NASA Deputy CIO Renee Wynn
NASA engineers a smooth CIO swap
Larry Sweet, NASA's CIO of more than two years, is stepping down, and he has his replacement already lined up.
Deputy CIO Renee Wynn will take the reins when Sweet retires effective Nov. 30, NASA announced.
Wynn had served at the Environmental Protection Agency for 25 years, including as acting CIO for a two-year stint, before joining NASA in July 2015.
"Succession planning was a key factor during the recent competition" for the deputy CIO role, NASA's official announcement noted, enabling the agency to streamline to turnover.
After spending the next couple of months helping Wynn acclimate to her new role, Sweet plans to officially end his 28-year federal career and retire to his home state of Texas.
Secret Service sounds the alarm on mobile payment weaknesses
The Secret Service distributed an advisory Sept. 8 warning of a "steady increase" in near field communication (NFC) payment fraud over the past few months.
Hackers are both stealing existing credentials and using stolen tax records and other personal information to set up falsified credentials on NFC devices, the advisory noted.

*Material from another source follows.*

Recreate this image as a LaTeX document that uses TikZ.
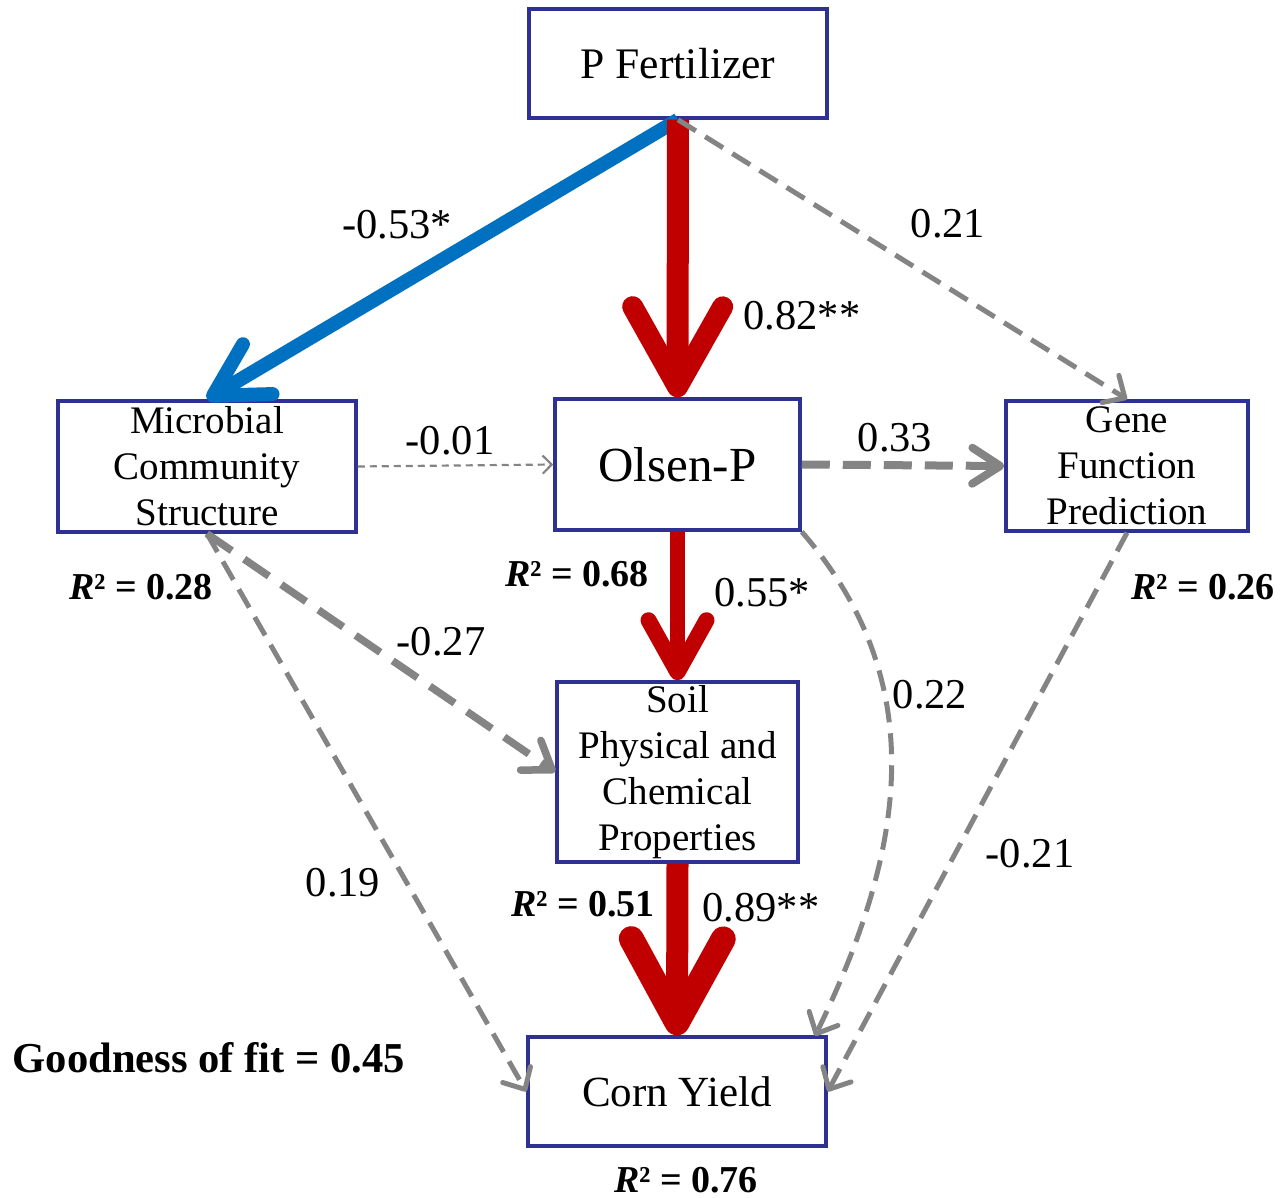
\documentclass[tikz,border=0pt]{standalone}
\usepackage{fontspec}
\setmainfont{Liberation Serif}
\usetikzlibrary{arrows.meta}
\definecolor{boxc}{RGB}{46,49,146}
\definecolor{redc}{RGB}{192,0,0}
\definecolor{bluec}{RGB}{0,112,192}
\definecolor{grayc}{RGB}{132,132,132}
\tikzset{
  box/.style={draw=boxc, line width=3.5pt, fill=white, inner sep=0pt, align=center},
  boxtxt/.style={font=\fontsize{39}{46}\selectfont},
  lab/.style={anchor=base, inner sep=0pt, font=\fontsize{42.5}{50}\selectfont},
  rlab/.style={anchor=base, inner sep=0pt, font=\bfseries\fontsize{38}{46}\selectfont},
  gline/.style={draw=grayc, line cap=butt},
  thin dash/.style={gline, line width=5pt, dash pattern=on 21pt off 11pt, -{Straight Barb[round,length=17pt,width=32pt]}},
}
\newcommand{\Rsq}[1]{\textit{R}² = #1}
\begin{document}
\begin{tikzpicture}[x=1pt,y=-1pt]
\useasboundingbox (0,0) rectangle (1282,1198);
% boxes
\node[box, minimum width=298pt, minimum height=109pt, font=\fontsize{43.6}{50}\selectfont] (pf) at (678,63.5) {P Fertilizer};
\node[box, boxtxt, minimum width=298pt, minimum height=131pt] (mcs) at (207,466.5) {Microbial\\Community\\Structure};
\node[box, minimum width=245pt, minimum height=131pt, font=\fontsize{49}{56}\selectfont] (op) at (677.5,464.5) {Olsen-P};
\node[box, boxtxt, minimum width=242pt, minimum height=130pt] (gfp) at (1127,466) {Gene\\Function\\Prediction};
\node[box, boxtxt, minimum width=241pt, minimum height=180pt] (spc) at (677.5,772) {Soil\\Physical and\\Chemical\\Properties};
\node[box, minimum width=298pt, minimum height=109pt, font=\fontsize{43}{50}\selectfont] (cy) at (677,1091.5) {Corn Yield};
\coordinate (cyin) at (815,1036);
% connectors
\draw[bluec, line width=14pt, -{Straight Barb[round,length=52pt,width=58pt]}] (pf.south) -- (mcs.north);
\draw[redc, line width=22pt, -{Straight Barb[round,length=80pt,width=90pt,line width=21pt]}] (pf.south) -- (op.north);
\draw[thin dash] (pf.south) -- (gfp.north);
\draw[gline, line width=2.2pt, dash pattern=on 7pt off 5pt, -{Straight Barb[length=9pt,width=18pt]}] (mcs.east) -- (op.west);
\draw[gline, line width=8pt, dash pattern=on 28pt off 13pt, -{Straight Barb[round,length=28pt,width=36pt,line width=8pt]}] (op.east) -- (gfp.west);
\draw[redc, line width=15pt, -{Straight Barb[round,length=52pt,width=58pt,line width=16pt]}] (op.south) -- (spc.north);
\draw[gline, line width=7.5pt, dash pattern=on 30pt off 15pt, -{Straight Barb[round,length=26pt,width=36pt]}] (mcs.south) -- (spc.west);
\draw[thin dash] (mcs.south) -- (cy.west);
\draw[thin dash] (op.south east) .. controls (930,680) and (908,845) .. (cyin);
\draw[thin dash] (gfp.south) -- (cy.east);
\draw[redc, line width=22pt, -{Straight Barb[round,length=84pt,width=92pt,line width=25pt]}] (spc.south) -- (cy.north);
% labels
\node[lab] (l1) at (397,239) {-0.53*};
\node[lab] (l2) at (802,329) {0.82**};
\node[lab] (l3) at (948,238) {0.21};
\node[lab] (l4) at (450,454) {-0.01};
\node[lab] (l5) at (895,451) {0.33};
\node[rlab] (r1) at (141,599) {\Rsq{0.28}};
\node[rlab] (r2) at (577,586) {\Rsq{0.68}};
\node[rlab] (r3) at (1203,599) {\Rsq{0.26}};
\node[lab] (l6) at (762,606) {0.55*};
\node[lab] (l7) at (441,655) {-0.27};
\node[lab] (l8) at (930,708) {0.22};
\node[lab] (l9) at (343,896) {0.19};
\node[lab] (l10) at (1030,867) {-0.21};
\node[rlab] (r4) at (583,916) {\Rsq{0.51}};
\node[lab] (l11) at (761,921) {0.89**};
\node[rlab, font=\bfseries\fontsize{42.6}{48}\selectfont] (gof) at (209,1072) {Goodness of fit = 0.45};
\node[rlab] (r5) at (686,1192) {\Rsq{0.76}};
\end{tikzpicture}
\end{document}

Compromised Card Verification Values can easily be combined with hacked data from "popular music sites" (available online for $8 a pop) to facilitate fraud.
Existing security tools include knowledge-based authentication (providing one's mother's maiden name, for instance), a tool proven incredibly weak by the IRS' Get Transcript debacle earlier this year.
The Secret Service advisory urged banks and retailers alike to amp up the vetting process for mobile payments, suggesting the use of such tools as:
- Geolocation (GPS, cellular triangulation, IP)
- Device fingerprinting
- Biometrics
- Usage patterns
- Sharing of registration data across financial institutions to identify duplicate registration attempts
Vets.gov to unify VA websites
On Veterans Day, the Department of Veterans Affairs is planning to roll out a new web portal, to encompass the dozens of benefits and information sites currently hosted by the agency.
The new Vets.gov site will offer access to existing VA sites, Chief Veterans Experience Officer Tom Allin said at a recent industry event. Ultimately, Vets.gov will be a secure hub where vets can sign in to utilize various VA healthcare and benefits services, but that functionality won't exist until 2016.